Nicknamed SASI for a Semi-supervised Algorithm for Sarcasm Identification, the sarcasm-detecting technique was initially based on tens of thousands of scanned reviews of books and other products on Amazon.com. For an assessment of sarcasm, the algorithms were also applied to “tweets” posted on Twitter. First, there was a pattern acquisition algorithm, followed by classification algorithm.
The three researchers prepared a long article for the proceedings of the Association for the Advancement of Artificial Intelligence conference in Washington. They noted that “sarcasm is a sophisticated form of speech act widely used by online communities,” and stressed that automatic recognition of sarcasm in online reviews and blog posts was a difficult task.
They noted that SASI had two stages: semi-supervised pattern acquisition and sarcasm classification. The team experimented on a data set of about 66,000 Amazon reviews for various books and products.
“Using a gold standard in which each sentence was tagged by three annotators, we obtained precision of 77% and recall of 83.1% for identifying sarcastic sentences,” the researchers said. “We found some strong features that characterize sarcastic utterances. However, a combination of more subtle pattern-based features proved more promising in identifying the various facets of sarcasm. We also speculate on the motivation for using sarcasm in online communities and social networks.”

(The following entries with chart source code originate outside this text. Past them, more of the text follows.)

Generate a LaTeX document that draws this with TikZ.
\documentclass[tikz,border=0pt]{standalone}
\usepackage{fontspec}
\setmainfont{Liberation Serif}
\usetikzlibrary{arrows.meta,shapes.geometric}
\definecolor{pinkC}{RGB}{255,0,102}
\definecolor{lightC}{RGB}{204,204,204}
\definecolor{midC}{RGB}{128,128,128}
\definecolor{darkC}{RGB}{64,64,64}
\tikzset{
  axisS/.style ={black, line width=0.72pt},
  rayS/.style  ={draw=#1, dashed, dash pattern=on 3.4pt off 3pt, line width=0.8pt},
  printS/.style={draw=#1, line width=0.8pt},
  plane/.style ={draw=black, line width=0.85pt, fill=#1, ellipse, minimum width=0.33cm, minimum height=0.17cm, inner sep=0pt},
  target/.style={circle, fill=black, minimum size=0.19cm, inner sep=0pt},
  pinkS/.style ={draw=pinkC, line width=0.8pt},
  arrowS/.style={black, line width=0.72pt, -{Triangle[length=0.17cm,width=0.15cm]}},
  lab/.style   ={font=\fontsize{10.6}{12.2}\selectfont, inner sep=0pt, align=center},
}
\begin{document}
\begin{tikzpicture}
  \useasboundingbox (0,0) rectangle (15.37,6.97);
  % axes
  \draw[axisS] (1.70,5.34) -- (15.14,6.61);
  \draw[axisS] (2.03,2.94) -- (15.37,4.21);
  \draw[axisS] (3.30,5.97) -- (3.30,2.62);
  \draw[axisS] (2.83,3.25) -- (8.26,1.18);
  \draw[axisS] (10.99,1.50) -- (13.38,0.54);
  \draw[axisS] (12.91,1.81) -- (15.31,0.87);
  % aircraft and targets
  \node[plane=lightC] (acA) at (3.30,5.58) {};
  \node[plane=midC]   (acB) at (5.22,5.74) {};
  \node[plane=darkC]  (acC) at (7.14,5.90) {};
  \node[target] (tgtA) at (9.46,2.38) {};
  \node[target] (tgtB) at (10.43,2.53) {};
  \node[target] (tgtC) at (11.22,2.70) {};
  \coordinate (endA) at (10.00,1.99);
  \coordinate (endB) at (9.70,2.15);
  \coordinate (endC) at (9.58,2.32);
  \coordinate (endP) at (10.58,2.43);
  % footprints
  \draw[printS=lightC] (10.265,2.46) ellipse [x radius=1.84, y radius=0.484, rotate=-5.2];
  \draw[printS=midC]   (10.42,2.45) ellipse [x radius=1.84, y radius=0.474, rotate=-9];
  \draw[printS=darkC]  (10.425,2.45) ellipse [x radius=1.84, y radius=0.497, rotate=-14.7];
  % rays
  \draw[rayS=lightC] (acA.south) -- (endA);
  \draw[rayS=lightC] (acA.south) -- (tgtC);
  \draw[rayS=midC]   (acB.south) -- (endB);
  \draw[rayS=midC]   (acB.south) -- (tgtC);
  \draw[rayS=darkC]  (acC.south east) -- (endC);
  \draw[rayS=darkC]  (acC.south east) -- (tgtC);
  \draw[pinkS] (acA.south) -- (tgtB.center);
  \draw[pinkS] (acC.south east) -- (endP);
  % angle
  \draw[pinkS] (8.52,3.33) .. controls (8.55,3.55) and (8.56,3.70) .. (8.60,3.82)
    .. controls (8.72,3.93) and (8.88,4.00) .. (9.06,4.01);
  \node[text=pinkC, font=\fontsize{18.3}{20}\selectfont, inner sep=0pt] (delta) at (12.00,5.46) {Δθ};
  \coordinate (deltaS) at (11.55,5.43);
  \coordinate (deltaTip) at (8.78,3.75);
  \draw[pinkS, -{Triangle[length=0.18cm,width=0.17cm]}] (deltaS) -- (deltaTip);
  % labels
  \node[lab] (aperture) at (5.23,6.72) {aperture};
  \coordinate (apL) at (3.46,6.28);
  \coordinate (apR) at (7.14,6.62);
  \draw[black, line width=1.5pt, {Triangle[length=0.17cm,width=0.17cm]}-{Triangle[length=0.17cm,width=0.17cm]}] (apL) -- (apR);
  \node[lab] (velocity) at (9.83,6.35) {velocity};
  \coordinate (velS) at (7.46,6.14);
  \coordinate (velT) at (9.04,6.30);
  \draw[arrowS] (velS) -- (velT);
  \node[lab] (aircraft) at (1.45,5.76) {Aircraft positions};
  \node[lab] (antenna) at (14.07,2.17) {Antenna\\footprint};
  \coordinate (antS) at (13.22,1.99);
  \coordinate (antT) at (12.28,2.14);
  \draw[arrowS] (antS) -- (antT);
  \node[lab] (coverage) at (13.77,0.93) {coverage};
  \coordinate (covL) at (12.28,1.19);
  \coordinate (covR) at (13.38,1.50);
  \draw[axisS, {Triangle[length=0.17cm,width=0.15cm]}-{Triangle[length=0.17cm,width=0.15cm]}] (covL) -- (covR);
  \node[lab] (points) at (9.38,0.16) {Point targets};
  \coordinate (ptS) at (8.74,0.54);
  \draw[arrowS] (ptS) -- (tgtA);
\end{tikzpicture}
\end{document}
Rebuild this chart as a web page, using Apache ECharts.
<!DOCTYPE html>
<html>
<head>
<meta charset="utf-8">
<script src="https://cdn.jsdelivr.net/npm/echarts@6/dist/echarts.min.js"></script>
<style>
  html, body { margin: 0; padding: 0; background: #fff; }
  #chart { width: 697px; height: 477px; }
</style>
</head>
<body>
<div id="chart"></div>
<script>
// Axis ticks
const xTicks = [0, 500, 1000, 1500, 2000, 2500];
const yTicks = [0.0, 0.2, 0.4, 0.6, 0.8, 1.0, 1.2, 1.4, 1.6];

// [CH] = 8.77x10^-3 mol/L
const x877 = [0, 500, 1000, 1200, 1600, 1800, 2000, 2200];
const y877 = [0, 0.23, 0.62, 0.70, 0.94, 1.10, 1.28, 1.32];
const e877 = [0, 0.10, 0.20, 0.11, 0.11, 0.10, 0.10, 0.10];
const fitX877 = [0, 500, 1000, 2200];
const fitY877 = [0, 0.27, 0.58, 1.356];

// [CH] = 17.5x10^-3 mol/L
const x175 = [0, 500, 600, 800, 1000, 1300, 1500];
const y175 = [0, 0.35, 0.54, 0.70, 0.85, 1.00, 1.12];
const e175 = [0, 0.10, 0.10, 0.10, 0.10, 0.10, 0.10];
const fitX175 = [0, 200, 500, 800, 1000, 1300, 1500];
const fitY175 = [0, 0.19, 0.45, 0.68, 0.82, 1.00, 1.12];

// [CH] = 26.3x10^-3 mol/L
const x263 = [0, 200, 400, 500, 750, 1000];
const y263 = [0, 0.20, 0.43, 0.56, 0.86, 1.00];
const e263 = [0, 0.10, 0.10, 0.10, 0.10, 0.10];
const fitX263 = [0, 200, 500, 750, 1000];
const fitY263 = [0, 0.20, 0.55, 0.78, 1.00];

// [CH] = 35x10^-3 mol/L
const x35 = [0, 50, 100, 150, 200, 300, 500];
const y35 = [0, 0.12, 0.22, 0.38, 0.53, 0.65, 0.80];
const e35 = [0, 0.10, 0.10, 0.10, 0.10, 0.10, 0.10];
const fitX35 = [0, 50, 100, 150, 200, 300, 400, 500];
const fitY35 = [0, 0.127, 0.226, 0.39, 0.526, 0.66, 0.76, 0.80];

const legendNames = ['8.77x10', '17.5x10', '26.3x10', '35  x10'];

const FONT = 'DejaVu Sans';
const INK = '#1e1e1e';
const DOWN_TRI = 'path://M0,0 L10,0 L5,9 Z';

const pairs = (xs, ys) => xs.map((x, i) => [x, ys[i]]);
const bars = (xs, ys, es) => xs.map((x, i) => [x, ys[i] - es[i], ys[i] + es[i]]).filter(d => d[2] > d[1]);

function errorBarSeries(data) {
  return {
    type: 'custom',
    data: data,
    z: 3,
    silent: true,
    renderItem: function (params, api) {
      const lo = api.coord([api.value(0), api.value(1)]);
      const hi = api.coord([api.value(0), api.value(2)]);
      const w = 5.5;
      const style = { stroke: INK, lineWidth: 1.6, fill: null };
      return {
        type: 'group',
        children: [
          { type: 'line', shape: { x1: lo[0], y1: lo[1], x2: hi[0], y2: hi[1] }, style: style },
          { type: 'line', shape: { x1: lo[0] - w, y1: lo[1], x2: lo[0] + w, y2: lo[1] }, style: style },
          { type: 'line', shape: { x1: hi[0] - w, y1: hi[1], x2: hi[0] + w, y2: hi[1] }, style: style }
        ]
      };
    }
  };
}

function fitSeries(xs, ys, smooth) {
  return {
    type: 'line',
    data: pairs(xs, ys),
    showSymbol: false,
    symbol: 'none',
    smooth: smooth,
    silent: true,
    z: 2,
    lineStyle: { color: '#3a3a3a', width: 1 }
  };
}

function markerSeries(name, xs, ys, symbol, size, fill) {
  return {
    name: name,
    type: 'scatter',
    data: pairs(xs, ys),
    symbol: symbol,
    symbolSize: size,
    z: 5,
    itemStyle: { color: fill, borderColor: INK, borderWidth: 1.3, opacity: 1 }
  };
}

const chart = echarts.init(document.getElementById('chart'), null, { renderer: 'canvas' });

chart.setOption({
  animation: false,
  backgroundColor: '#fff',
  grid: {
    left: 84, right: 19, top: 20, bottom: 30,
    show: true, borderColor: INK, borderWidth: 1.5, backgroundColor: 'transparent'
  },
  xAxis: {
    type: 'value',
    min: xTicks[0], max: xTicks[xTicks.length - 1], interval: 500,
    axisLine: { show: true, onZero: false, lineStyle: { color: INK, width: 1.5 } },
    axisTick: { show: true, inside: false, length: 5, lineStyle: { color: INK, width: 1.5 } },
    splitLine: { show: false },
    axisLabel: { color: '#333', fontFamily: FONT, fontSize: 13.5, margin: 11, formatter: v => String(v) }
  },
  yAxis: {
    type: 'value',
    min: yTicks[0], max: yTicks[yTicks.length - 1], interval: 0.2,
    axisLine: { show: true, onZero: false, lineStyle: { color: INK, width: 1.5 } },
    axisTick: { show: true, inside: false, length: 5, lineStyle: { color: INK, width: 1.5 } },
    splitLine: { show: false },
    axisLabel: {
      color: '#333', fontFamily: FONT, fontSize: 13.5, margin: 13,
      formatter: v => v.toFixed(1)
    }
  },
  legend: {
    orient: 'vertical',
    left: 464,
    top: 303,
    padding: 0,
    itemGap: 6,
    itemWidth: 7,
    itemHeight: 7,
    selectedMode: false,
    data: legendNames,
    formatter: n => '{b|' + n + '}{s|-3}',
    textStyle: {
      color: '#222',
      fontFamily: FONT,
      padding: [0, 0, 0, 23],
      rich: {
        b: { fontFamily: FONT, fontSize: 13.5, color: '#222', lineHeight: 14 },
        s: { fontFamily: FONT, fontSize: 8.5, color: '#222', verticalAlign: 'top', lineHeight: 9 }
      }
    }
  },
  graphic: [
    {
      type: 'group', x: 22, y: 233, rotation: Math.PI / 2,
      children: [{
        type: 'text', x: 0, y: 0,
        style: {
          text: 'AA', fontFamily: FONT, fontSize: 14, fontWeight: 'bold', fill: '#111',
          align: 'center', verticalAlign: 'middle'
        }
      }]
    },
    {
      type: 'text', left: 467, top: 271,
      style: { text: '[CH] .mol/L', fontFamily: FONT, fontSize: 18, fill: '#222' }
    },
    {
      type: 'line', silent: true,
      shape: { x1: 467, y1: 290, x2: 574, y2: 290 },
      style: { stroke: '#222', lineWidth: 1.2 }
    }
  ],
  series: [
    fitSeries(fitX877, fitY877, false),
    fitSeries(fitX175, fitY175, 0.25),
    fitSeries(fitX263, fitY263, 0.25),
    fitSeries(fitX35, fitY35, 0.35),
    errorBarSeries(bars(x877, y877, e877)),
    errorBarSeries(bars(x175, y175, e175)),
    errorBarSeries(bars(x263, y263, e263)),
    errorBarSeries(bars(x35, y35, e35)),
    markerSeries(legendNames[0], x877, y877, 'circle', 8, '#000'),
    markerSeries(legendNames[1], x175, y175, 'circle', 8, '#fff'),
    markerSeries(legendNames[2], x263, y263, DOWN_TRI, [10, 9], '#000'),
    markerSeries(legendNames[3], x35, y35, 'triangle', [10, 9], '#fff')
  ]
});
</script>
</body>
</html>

The annotators labelled sentences in the reviews for their degree of sarcasm and then looked for patterns that appeared, judging similar statements as sarcastic or not. The computer thus “learned” on a basic smaller set of sentences and applied this discernment to determine whether new ones were sarcastic, Rappoport explained.
Among the review titles or summaries that the team took from their experimental data were: “[I] Love The Cover” (for a book); “Where am I?” (GPS device); “Trees died for this book?” (book); “Be sure to save your purchase receipt” (smart phone); “Are these iPods designed to die after two years?” (music player); “Great for insomniacs” (book); “All the features you want. Too bad they don’t work!” (smart phone); “Great idea, now try again with a real product development team” (e-reader); and “Defective by design” (music player).
Some could be genuine or sarcastic, while others are clearly sarcastic.
Initially, the algorithm identified the essential dominant terms that define the optimal criticism on the Internet. Then it used the program with these definitions to classify and rank other reviews in relation to the highest-quality reviews from a control group.
The technique can enable every Internet user to set down his preferences regarding the length of the review he is interested in and the depth of the content, said Rappoport, who predicted that the algorithm could change the way people assess the information they glean from the Web.
The team worked in English, as well as German and Chinese. Detecting sarcasm in Arabic is more complicated, said Rappoport, and Hebrew even more so.